= William Faithorne the Younger =

English mezzotint engraver

William Faithorne the Younger (1656–1701) was an English mezzotint engraver.

==Life==
He was born in London, the eldest son of William Faithorne the Elder. According to Horace Walpole he was negligent, and fell into "distresses which afflicted his father, and obliged him to work for booksellers"; but John Chaloner Smith commented that this assertion cannot be true, for his father died in 1691 and the younger man's prints reach into the reign of Queen Anne; moreover his earlier pieces are inscribed "W. Faithorne, junior". The exact year of his death is unknown; he was, it is said, buried in St. Martin's Churchyard, from the house of "Mr. Will. Copper in Half Moon Street, Covent Garden."

==Works==
Forty-three plates are known to have been engraved by him.
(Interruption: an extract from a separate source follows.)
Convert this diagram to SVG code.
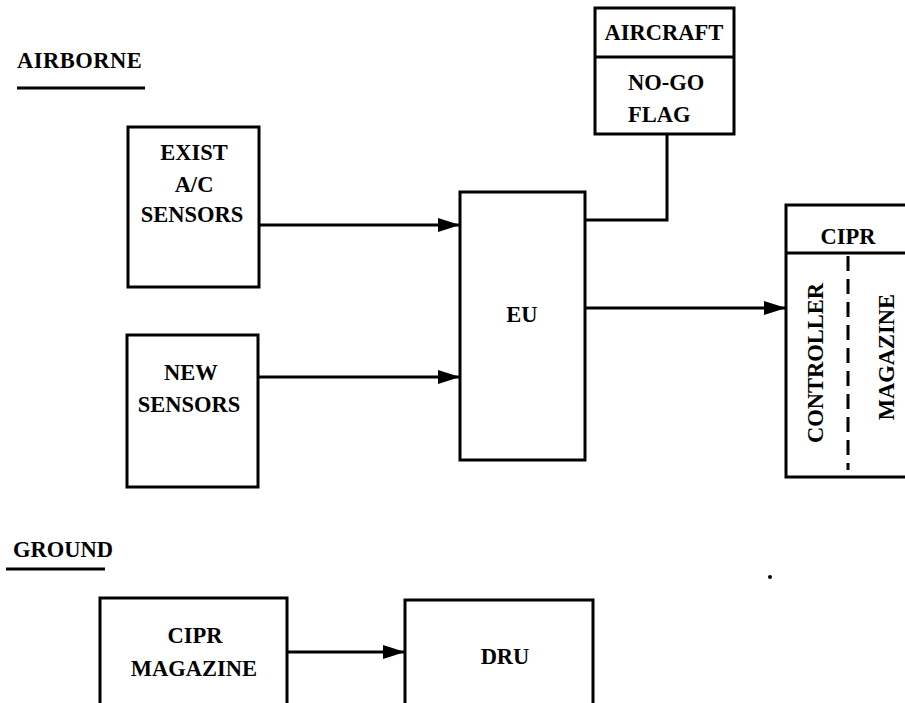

Among these are: Anne of Denmark, when princess; Queen Anne of England (after Michael Dahl); Charles I; Charles II (after Ehrenstrahl); John Dryden (after John Closterman); Prince Eugene, after Pfeffer; Lady Grace Gethin, after Dickson; Sir Richard Haddock, after Closterman; the Impeached Lords, four ovals, on one sheet, with titles under each: William, earl of Portland; Edward, earl of Orford; John, Lord Somers; Charles, lord Halifax; John Moore, after Kneller; Mary, princess of Orange, after Hanneman; Frederick I of Prussia; Frederick, duke of Schomberg, after Dahl; Thomas Shadwell, after Kerseboom; three portraits of William III, after Kneller; James Thynne, and Sophia Dorothea of Zelle, after Kerseboom.